**Dataset records**
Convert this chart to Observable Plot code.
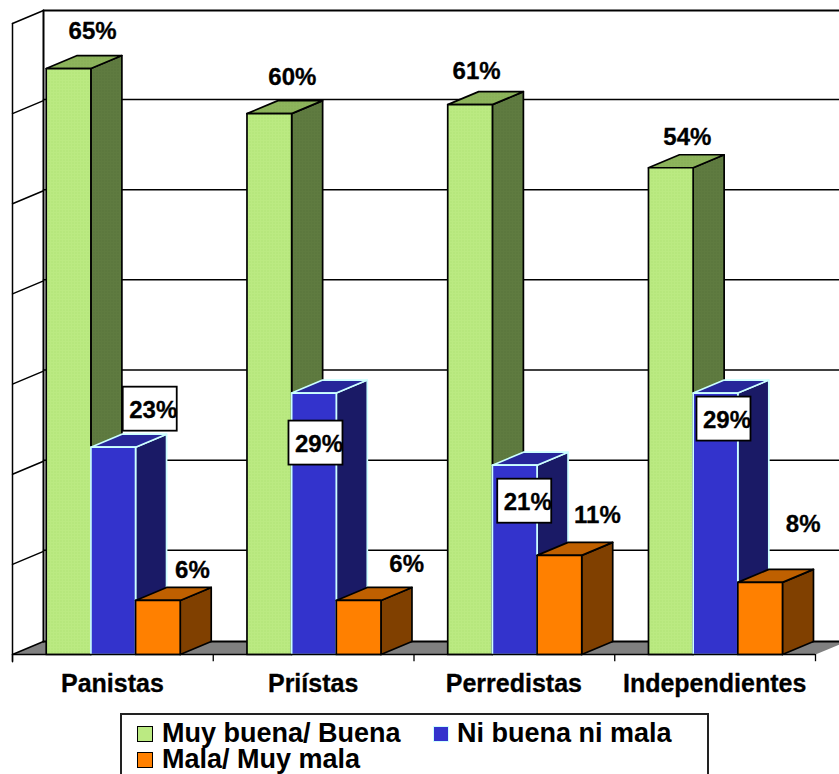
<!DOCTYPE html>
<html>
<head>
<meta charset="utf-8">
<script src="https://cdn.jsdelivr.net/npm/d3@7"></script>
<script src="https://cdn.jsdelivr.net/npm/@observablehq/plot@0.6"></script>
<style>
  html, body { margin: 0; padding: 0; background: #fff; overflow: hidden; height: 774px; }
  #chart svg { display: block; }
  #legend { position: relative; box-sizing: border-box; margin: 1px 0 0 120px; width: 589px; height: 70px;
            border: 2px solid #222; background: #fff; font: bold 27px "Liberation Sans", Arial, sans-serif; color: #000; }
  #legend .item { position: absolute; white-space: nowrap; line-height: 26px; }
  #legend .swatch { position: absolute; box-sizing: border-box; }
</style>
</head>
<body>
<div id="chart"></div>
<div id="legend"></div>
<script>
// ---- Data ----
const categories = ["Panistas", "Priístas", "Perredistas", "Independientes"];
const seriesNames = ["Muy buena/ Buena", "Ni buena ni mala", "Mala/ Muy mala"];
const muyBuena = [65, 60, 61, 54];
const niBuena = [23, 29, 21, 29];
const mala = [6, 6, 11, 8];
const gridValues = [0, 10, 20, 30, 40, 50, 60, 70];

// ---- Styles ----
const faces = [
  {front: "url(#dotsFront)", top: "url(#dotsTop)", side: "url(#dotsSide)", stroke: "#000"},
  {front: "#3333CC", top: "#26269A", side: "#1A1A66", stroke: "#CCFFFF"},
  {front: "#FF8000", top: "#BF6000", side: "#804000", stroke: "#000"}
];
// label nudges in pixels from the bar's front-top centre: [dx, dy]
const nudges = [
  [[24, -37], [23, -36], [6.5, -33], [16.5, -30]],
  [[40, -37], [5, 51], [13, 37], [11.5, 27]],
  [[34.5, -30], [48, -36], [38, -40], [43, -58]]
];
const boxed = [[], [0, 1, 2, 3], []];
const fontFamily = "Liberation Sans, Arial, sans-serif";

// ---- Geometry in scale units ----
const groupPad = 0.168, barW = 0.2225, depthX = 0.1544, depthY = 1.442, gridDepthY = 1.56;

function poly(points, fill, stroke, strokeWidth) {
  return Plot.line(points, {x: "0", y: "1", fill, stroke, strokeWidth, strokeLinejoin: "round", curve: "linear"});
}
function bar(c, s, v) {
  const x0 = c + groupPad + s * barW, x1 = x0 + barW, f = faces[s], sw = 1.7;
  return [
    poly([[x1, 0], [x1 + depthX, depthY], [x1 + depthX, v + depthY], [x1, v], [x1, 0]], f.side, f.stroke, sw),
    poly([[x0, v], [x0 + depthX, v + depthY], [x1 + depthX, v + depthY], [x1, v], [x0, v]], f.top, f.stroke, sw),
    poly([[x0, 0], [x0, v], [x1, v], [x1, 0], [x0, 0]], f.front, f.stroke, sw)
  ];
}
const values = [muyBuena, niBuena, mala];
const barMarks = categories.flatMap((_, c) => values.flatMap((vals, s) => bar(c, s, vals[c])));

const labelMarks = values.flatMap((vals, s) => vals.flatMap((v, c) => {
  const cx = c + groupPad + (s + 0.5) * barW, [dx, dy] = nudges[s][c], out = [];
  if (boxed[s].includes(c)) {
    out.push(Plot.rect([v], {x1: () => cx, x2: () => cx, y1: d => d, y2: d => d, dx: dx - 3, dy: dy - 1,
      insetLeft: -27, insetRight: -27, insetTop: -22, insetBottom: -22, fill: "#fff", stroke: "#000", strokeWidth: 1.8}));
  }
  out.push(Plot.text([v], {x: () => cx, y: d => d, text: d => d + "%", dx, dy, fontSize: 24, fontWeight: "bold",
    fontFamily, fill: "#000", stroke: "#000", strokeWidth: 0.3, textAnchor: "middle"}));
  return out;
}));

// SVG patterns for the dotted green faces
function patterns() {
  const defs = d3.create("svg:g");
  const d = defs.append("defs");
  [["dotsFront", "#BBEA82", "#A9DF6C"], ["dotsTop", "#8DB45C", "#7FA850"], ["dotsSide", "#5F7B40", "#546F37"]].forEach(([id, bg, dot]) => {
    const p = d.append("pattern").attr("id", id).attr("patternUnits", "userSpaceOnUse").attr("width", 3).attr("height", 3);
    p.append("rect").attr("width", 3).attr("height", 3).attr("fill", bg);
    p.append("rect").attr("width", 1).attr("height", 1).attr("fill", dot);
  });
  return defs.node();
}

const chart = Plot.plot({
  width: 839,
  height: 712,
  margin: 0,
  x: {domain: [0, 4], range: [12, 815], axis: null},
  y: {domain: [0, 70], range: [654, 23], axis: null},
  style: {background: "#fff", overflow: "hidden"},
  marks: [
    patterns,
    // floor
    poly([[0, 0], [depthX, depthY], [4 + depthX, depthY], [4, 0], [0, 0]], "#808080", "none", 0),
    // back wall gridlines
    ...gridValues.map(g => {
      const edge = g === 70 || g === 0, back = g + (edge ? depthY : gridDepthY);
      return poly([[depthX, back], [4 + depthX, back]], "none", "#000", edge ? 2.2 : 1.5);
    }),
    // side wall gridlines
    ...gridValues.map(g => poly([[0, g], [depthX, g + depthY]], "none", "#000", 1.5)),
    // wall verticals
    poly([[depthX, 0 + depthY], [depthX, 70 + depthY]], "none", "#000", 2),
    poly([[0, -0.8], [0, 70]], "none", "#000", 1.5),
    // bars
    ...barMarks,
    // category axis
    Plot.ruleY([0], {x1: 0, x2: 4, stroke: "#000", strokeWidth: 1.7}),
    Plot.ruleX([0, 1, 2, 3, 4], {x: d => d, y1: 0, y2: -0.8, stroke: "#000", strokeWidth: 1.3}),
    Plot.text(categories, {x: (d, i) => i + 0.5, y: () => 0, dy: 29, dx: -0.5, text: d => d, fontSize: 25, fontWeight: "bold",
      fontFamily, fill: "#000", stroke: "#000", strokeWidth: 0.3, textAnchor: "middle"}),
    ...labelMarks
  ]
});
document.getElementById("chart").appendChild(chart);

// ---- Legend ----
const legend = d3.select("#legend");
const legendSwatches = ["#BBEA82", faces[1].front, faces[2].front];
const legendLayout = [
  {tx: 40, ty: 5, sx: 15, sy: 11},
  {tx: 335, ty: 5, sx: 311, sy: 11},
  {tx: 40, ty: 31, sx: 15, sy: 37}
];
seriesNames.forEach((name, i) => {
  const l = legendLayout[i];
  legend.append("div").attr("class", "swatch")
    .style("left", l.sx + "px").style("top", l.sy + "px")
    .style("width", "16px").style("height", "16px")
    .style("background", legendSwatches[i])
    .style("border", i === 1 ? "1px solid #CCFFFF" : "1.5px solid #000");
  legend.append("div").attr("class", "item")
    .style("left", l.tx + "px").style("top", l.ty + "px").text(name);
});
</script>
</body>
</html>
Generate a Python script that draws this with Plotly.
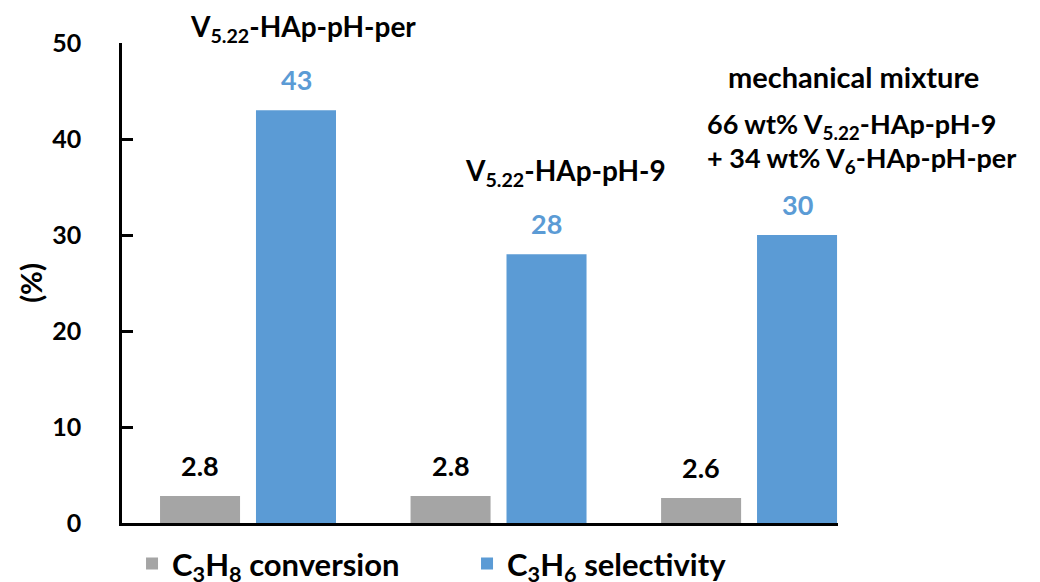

**Given task**
What you return should match the records above word for word, minus the pictures.

**Output of the exercise**
Convert this chart to Observable Plot code.
<!DOCTYPE html>
<html>
<head>
<meta charset="utf-8">
<script src="https://cdn.jsdelivr.net/npm/d3@7"></script>
<script src="https://cdn.jsdelivr.net/npm/@observablehq/plot@0.6"></script>
<style>
  html, body { margin: 0; padding: 0; background: #fff; overflow: hidden; height: 774px; }
  #chart svg { display: block; }
  #legend { position: relative; box-sizing: border-box; margin: 1px 0 0 120px; width: 589px; height: 70px;
            border: 2px solid #222; background: #fff; font: bold 27px "Liberation Sans", Arial, sans-serif; color: #000; }
  #legend .item { position: absolute; white-space: nowrap; line-height: 26px; }
  #legend .swatch { position: absolute; box-sizing: border-box; }
</style>
</head>
<body>
<div id="chart"></div>
<div id="legend"></div>
<script>
// ---- Data ----
const categories = ["Panistas", "Priístas", "Perredistas", "Independientes"];
const seriesNames = ["Muy buena/ Buena", "Ni buena ni mala", "Mala/ Muy mala"];
const muyBuena = [65, 60, 61, 54];
const niBuena = [23, 29, 21, 29];
const mala = [6, 6, 11, 8];
const gridValues = [0, 10, 20, 30, 40, 50, 60, 70];

// ---- Styles ----
const faces = [
  {front: "url(#dotsFront)", top: "url(#dotsTop)", side: "url(#dotsSide)", stroke: "#000"},
  {front: "#3333CC", top: "#26269A", side: "#1A1A66", stroke: "#CCFFFF"},
  {front: "#FF8000", top: "#BF6000", side: "#804000", stroke: "#000"}
];
// label nudges in pixels from the bar's front-top centre: [dx, dy]
const nudges = [
  [[24, -37], [23, -36], [6.5, -33], [16.5, -30]],
  [[40, -37], [5, 51], [13, 37], [11.5, 27]],
  [[34.5, -30], [48, -36], [38, -40], [43, -58]]
];
const boxed = [[], [0, 1, 2, 3], []];
const fontFamily = "Liberation Sans, Arial, sans-serif";

// ---- Geometry in scale units ----
const groupPad = 0.168, barW = 0.2225, depthX = 0.1544, depthY = 1.442, gridDepthY = 1.56;

function poly(points, fill, stroke, strokeWidth) {
  return Plot.line(points, {x: "0", y: "1", fill, stroke, strokeWidth, strokeLinejoin: "round", curve: "linear"});
}
function bar(c, s, v) {
  const x0 = c + groupPad + s * barW, x1 = x0 + barW, f = faces[s], sw = 1.7;
  return [
    poly([[x1, 0], [x1 + depthX, depthY], [x1 + depthX, v + depthY], [x1, v], [x1, 0]], f.side, f.stroke, sw),
    poly([[x0, v], [x0 + depthX, v + depthY], [x1 + depthX, v + depthY], [x1, v], [x0, v]], f.top, f.stroke, sw),
    poly([[x0, 0], [x0, v], [x1, v], [x1, 0], [x0, 0]], f.front, f.stroke, sw)
  ];
}
const values = [muyBuena, niBuena, mala];
const barMarks = categories.flatMap((_, c) => values.flatMap((vals, s) => bar(c, s, vals[c])));

const labelMarks = values.flatMap((vals, s) => vals.flatMap((v, c) => {
  const cx = c + groupPad + (s + 0.5) * barW, [dx, dy] = nudges[s][c], out = [];
  if (boxed[s].includes(c)) {
    out.push(Plot.rect([v], {x1: () => cx, x2: () => cx, y1: d => d, y2: d => d, dx: dx - 3, dy: dy - 1,
      insetLeft: -27, insetRight: -27, insetTop: -22, insetBottom: -22, fill: "#fff", stroke: "#000", strokeWidth: 1.8}));
  }
  out.push(Plot.text([v], {x: () => cx, y: d => d, text: d => d + "%", dx, dy, fontSize: 24, fontWeight: "bold",
    fontFamily, fill: "#000", stroke: "#000", strokeWidth: 0.3, textAnchor: "middle"}));
  return out;
}));

// SVG patterns for the dotted green faces
function patterns() {
  const defs = d3.create("svg:g");
  const d = defs.append("defs");
  [["dotsFront", "#BBEA82", "#A9DF6C"], ["dotsTop", "#8DB45C", "#7FA850"], ["dotsSide", "#5F7B40", "#546F37"]].forEach(([id, bg, dot]) => {
    const p = d.append("pattern").attr("id", id).attr("patternUnits", "userSpaceOnUse").attr("width", 3).attr("height", 3);
    p.append("rect").attr("width", 3).attr("height", 3).attr("fill", bg);
    p.append("rect").attr("width", 1).attr("height", 1).attr("fill", dot);
  });
  return defs.node();
}

const chart = Plot.plot({
  width: 839,
  height: 712,
  margin: 0,
  x: {domain: [0, 4], range: [12, 815], axis: null},
  y: {domain: [0, 70], range: [654, 23], axis: null},
  style: {background: "#fff", overflow: "hidden"},
  marks: [
    patterns,
    // floor
    poly([[0, 0], [depthX, depthY], [4 + depthX, depthY], [4, 0], [0, 0]], "#808080", "none", 0),
    // back wall gridlines
    ...gridValues.map(g => {
      const edge = g === 70 || g === 0, back = g + (edge ? depthY : gridDepthY);
      return poly([[depthX, back], [4 + depthX, back]], "none", "#000", edge ? 2.2 : 1.5);
    }),
    // side wall gridlines
    ...gridValues.map(g => poly([[0, g], [depthX, g + depthY]], "none", "#000", 1.5)),
    // wall verticals
    poly([[depthX, 0 + depthY], [depthX, 70 + depthY]], "none", "#000", 2),
    poly([[0, -0.8], [0, 70]], "none", "#000", 1.5),
    // bars
    ...barMarks,
    // category axis
    Plot.ruleY([0], {x1: 0, x2: 4, stroke: "#000", strokeWidth: 1.7}),
    Plot.ruleX([0, 1, 2, 3, 4], {x: d => d, y1: 0, y2: -0.8, stroke: "#000", strokeWidth: 1.3}),
    Plot.text(categories, {x: (d, i) => i + 0.5, y: () => 0, dy: 29, dx: -0.5, text: d => d, fontSize: 25, fontWeight: "bold",
      fontFamily, fill: "#000", stroke: "#000", strokeWidth: 0.3, textAnchor: "middle"}),
    ...labelMarks
  ]
});
document.getElementById("chart").appendChild(chart);

// ---- Legend ----
const legend = d3.select("#legend");
const legendSwatches = ["#BBEA82", faces[1].front, faces[2].front];
const legendLayout = [
  {tx: 40, ty: 5, sx: 15, sy: 11},
  {tx: 335, ty: 5, sx: 311, sy: 11},
  {tx: 40, ty: 31, sx: 15, sy: 37}
];
seriesNames.forEach((name, i) => {
  const l = legendLayout[i];
  legend.append("div").attr("class", "swatch")
    .style("left", l.sx + "px").style("top", l.sy + "px")
    .style("width", "16px").style("height", "16px")
    .style("background", legendSwatches[i])
    .style("border", i === 1 ? "1px solid #CCFFFF" : "1.5px solid #000");
  legend.append("div").attr("class", "item")
    .style("left", l.tx + "px").style("top", l.ty + "px").text(name);
});
</script>
</body>
</html>
Generate a Python script that draws this with Plotly.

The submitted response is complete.